» What you will do
Return, without pictures, the lines from the start of the data through the one that contains "(0,0) rectangle (1746,733);".

» Collected material

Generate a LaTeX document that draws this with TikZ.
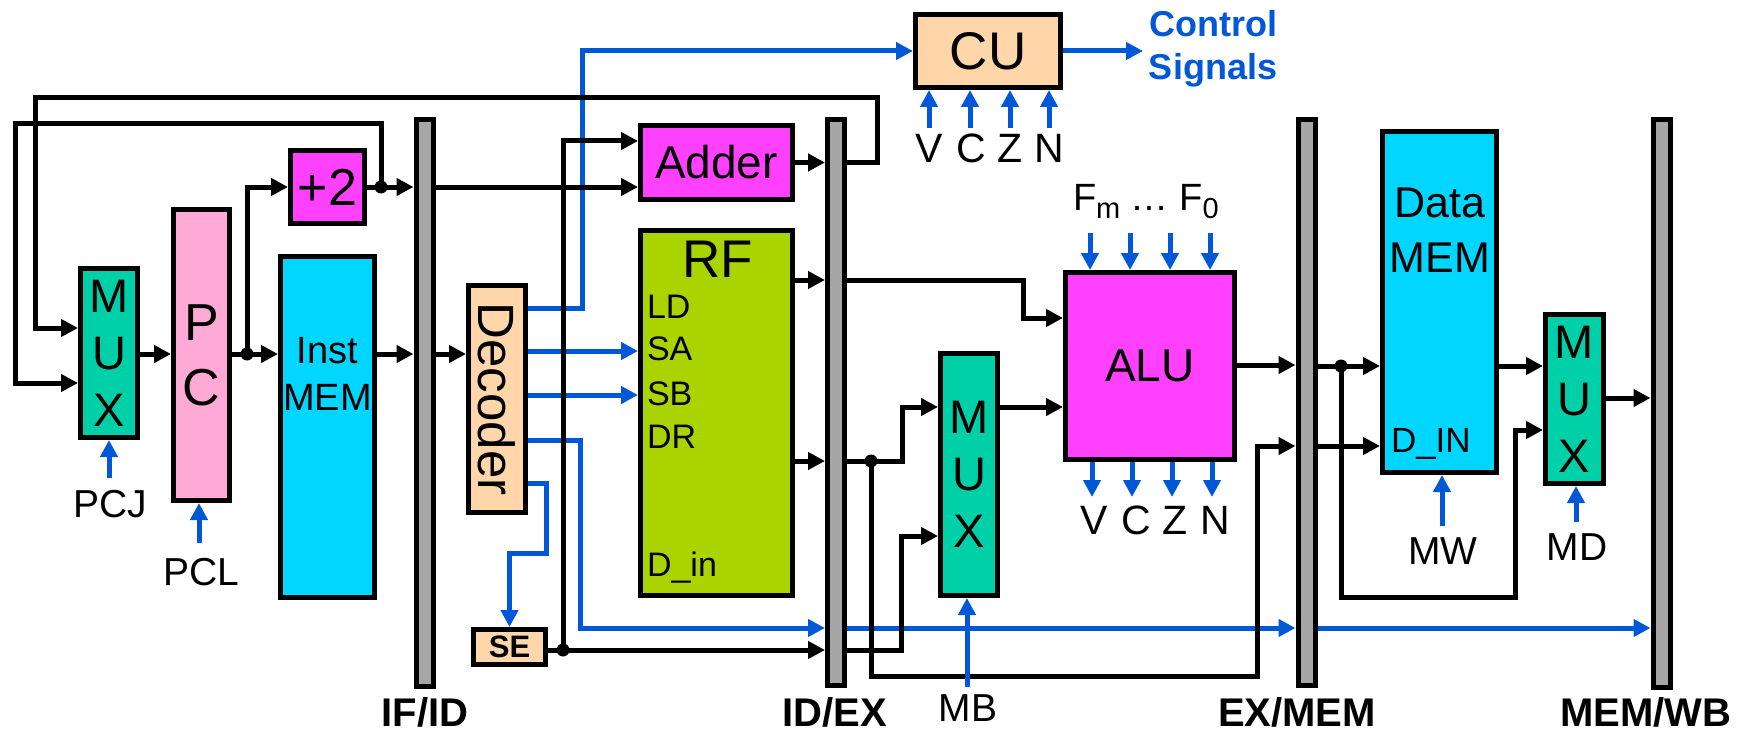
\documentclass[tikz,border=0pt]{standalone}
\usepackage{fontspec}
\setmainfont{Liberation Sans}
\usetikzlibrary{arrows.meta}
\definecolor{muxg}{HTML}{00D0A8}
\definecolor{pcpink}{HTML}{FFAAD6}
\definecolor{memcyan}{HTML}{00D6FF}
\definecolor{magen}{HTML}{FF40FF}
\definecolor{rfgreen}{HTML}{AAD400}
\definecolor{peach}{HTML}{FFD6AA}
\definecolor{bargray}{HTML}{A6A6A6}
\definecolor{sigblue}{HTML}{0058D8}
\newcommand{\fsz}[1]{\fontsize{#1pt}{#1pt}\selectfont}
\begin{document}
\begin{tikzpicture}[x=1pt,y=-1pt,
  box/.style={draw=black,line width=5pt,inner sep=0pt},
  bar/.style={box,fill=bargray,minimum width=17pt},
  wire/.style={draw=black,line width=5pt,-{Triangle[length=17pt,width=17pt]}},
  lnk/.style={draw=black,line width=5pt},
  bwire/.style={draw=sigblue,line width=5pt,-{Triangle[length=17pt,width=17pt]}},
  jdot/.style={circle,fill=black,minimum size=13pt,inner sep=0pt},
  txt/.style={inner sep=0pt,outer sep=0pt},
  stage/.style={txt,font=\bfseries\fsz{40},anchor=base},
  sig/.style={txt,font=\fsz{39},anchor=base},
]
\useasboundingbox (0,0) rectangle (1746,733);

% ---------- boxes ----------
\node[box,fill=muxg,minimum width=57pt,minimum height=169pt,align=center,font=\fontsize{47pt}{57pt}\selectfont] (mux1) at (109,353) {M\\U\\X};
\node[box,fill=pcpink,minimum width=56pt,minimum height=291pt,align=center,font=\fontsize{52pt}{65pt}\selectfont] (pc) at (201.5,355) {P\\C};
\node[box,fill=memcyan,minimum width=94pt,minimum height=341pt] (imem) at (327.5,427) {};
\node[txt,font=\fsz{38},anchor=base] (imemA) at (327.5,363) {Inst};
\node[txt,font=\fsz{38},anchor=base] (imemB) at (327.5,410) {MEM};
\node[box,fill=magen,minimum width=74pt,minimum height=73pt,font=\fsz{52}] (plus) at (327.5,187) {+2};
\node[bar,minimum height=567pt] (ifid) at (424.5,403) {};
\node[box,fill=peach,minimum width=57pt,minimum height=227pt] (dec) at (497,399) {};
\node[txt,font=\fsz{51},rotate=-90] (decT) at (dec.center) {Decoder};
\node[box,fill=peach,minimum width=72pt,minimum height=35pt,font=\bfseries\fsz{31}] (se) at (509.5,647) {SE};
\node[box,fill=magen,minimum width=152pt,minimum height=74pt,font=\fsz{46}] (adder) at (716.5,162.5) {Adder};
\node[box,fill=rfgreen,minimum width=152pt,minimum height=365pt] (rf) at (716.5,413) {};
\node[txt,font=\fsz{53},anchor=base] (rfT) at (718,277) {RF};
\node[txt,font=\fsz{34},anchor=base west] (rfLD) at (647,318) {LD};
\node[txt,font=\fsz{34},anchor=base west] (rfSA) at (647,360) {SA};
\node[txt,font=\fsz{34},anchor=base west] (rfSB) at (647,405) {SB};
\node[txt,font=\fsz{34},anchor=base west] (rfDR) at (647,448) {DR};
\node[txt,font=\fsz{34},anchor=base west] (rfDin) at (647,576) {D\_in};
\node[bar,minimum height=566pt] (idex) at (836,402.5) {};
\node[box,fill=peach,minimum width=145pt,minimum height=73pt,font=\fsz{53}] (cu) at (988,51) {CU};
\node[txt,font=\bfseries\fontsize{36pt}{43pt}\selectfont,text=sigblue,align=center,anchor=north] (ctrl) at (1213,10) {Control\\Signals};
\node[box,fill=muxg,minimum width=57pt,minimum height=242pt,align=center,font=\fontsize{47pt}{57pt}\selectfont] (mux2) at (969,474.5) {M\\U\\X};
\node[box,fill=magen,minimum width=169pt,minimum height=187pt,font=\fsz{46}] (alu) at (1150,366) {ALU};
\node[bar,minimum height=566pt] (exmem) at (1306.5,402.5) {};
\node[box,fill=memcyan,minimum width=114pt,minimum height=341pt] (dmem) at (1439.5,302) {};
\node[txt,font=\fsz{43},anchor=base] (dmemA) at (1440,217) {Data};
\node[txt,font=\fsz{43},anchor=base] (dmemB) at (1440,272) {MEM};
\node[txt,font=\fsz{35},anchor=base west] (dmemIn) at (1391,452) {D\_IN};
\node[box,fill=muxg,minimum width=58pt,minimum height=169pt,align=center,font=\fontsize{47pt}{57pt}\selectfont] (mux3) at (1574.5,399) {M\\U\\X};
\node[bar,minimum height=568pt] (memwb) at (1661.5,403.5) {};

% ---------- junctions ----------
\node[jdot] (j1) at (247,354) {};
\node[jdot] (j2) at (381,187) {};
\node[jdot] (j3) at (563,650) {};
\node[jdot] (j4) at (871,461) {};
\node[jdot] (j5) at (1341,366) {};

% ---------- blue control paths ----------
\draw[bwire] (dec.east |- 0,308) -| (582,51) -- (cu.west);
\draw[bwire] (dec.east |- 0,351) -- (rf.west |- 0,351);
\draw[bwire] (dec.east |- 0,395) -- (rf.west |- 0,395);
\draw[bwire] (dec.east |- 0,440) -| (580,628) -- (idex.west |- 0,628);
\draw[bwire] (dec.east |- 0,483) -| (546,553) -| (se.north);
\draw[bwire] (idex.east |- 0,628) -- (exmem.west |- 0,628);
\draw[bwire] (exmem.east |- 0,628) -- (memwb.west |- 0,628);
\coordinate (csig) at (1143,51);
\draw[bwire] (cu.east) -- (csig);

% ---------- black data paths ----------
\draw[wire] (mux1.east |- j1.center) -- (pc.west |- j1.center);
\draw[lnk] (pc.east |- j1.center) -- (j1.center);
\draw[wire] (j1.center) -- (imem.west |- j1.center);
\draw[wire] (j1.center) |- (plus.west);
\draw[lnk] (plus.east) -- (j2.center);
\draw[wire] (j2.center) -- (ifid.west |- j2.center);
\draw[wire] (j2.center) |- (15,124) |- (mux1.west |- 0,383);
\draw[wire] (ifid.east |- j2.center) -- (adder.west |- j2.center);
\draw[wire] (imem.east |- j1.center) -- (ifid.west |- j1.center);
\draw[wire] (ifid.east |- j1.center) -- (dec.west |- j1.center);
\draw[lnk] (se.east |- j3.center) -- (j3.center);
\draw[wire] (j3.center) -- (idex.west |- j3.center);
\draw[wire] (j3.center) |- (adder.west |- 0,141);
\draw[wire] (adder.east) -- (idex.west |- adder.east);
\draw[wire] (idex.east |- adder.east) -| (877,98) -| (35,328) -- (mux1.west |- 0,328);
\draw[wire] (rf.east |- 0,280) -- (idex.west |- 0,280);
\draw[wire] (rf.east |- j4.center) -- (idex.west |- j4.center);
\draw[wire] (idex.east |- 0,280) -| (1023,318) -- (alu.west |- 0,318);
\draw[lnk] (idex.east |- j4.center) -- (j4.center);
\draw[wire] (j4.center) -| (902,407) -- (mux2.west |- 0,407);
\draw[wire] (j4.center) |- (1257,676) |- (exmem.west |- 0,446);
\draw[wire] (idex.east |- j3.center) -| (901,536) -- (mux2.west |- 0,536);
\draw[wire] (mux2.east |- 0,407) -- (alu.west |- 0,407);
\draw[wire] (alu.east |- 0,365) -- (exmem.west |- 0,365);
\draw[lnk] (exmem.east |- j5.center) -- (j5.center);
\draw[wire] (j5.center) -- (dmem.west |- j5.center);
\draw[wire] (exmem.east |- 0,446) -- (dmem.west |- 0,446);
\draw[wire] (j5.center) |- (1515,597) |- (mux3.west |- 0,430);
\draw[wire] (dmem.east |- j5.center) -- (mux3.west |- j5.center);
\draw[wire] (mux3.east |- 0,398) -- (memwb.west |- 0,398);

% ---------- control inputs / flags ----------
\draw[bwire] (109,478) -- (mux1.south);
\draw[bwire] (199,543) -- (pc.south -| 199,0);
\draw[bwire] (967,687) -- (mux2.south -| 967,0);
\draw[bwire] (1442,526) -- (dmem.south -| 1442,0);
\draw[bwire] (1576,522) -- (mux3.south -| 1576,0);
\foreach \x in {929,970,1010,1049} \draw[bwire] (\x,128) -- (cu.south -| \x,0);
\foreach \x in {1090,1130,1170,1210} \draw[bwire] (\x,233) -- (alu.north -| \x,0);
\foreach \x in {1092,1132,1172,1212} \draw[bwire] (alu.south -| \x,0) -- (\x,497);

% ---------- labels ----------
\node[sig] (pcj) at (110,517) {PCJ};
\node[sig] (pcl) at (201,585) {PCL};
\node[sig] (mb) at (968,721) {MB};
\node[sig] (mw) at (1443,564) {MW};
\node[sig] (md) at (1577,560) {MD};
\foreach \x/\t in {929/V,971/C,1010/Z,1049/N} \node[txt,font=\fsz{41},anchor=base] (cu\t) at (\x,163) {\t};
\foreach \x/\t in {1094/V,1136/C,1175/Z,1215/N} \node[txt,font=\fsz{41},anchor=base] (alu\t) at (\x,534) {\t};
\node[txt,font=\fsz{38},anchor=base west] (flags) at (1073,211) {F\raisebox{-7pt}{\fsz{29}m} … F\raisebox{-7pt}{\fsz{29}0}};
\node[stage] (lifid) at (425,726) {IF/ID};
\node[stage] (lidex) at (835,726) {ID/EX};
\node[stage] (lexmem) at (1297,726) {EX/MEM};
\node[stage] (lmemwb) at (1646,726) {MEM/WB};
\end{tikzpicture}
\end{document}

» Complete answer
Generate a LaTeX document that draws this with TikZ.
\documentclass[tikz,border=0pt]{standalone}
\usepackage{fontspec}
\setmainfont{Liberation Sans}
\usetikzlibrary{arrows.meta}
\definecolor{muxg}{HTML}{00D0A8}
\definecolor{pcpink}{HTML}{FFAAD6}
\definecolor{memcyan}{HTML}{00D6FF}
\definecolor{magen}{HTML}{FF40FF}
\definecolor{rfgreen}{HTML}{AAD400}
\definecolor{peach}{HTML}{FFD6AA}
\definecolor{bargray}{HTML}{A6A6A6}
\definecolor{sigblue}{HTML}{0058D8}
\newcommand{\fsz}[1]{\fontsize{#1pt}{#1pt}\selectfont}
\begin{document}
\begin{tikzpicture}[x=1pt,y=-1pt,
  box/.style={draw=black,line width=5pt,inner sep=0pt},
  bar/.style={box,fill=bargray,minimum width=17pt},
  wire/.style={draw=black,line width=5pt,-{Triangle[length=17pt,width=17pt]}},
  lnk/.style={draw=black,line width=5pt},
  bwire/.style={draw=sigblue,line width=5pt,-{Triangle[length=17pt,width=17pt]}},
  jdot/.style={circle,fill=black,minimum size=13pt,inner sep=0pt},
  txt/.style={inner sep=0pt,outer sep=0pt},
  stage/.style={txt,font=\bfseries\fsz{40},anchor=base},
  sig/.style={txt,font=\fsz{39},anchor=base},
]
\useasboundingbox (0,0) rectangle (1746,733);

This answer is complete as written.